Near real-time subsidence monitoring and AI forecasting with multi-depth extensometers

Land subsidence induced by excessive groundwater withdrawal poses a growing threat to infrastructure, water resources, and environmental sustainability. Developing robust early warning systems and accurate subsidence forecasts remains a significant key challenge in engineering geology. This study integrates deep, high-frequency extensometer data with AI-based prediction to improve short-term land subsidence forecasting—a novel framework particularly suited for subsidence-prone, groundwater-stressed regions. The AI-driven model enhances predictive accuracy by 35 %, effectively capturing both long-term subsidence trends and seasonal variability. We compare extensometer observations with multilayer compaction well (MLCW) data to evaluate their respective advantages. MLCWs provide millimeter-resolution compaction measurements at up to 20 discrete depths, revealing depth-dependent aquifer-system deformation.

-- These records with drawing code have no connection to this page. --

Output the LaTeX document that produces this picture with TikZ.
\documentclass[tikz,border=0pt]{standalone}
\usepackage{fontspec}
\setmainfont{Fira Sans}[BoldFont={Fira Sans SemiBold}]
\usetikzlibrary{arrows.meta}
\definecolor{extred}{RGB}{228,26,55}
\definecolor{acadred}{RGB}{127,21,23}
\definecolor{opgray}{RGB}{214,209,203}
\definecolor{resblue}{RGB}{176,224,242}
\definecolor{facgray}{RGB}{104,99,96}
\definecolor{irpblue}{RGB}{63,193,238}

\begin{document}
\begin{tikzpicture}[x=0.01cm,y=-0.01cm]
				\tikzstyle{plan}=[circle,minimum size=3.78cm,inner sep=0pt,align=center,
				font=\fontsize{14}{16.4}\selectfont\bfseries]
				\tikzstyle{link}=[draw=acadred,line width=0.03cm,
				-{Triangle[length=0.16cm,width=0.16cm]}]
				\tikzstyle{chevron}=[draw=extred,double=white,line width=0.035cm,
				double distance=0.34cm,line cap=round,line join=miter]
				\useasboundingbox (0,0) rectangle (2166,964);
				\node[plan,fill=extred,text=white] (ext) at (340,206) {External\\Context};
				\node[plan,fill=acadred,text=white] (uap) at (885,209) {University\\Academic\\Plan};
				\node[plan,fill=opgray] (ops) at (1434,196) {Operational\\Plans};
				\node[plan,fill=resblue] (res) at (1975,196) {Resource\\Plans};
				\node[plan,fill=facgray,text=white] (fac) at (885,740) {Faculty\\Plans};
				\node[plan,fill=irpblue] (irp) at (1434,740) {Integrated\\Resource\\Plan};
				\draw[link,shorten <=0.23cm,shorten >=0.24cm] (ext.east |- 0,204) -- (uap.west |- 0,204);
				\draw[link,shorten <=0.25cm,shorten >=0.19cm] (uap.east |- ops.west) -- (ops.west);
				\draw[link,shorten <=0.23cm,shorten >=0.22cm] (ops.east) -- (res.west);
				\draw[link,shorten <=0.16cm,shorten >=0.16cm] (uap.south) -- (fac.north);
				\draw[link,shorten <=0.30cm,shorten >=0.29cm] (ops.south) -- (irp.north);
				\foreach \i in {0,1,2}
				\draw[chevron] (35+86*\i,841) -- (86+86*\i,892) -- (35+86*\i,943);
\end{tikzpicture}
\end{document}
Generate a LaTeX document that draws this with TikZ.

Extensometers, by contrast, offer continuous measurements at selected depths (10-min intervals), enabling near-real-time detection of vertical displacement. When combined, the two systems form a hybrid monitoring framework with enhanced spatial and temporal resolution. This integrated approach supports more accurate subsidence assessment and forecasting, informing groundwater management strategies and infrastructure risk mitigation. Our results demonstrate that coupled monitoring and AI modeling are essential tools for sustainable groundwater development in subsidence-prone regions.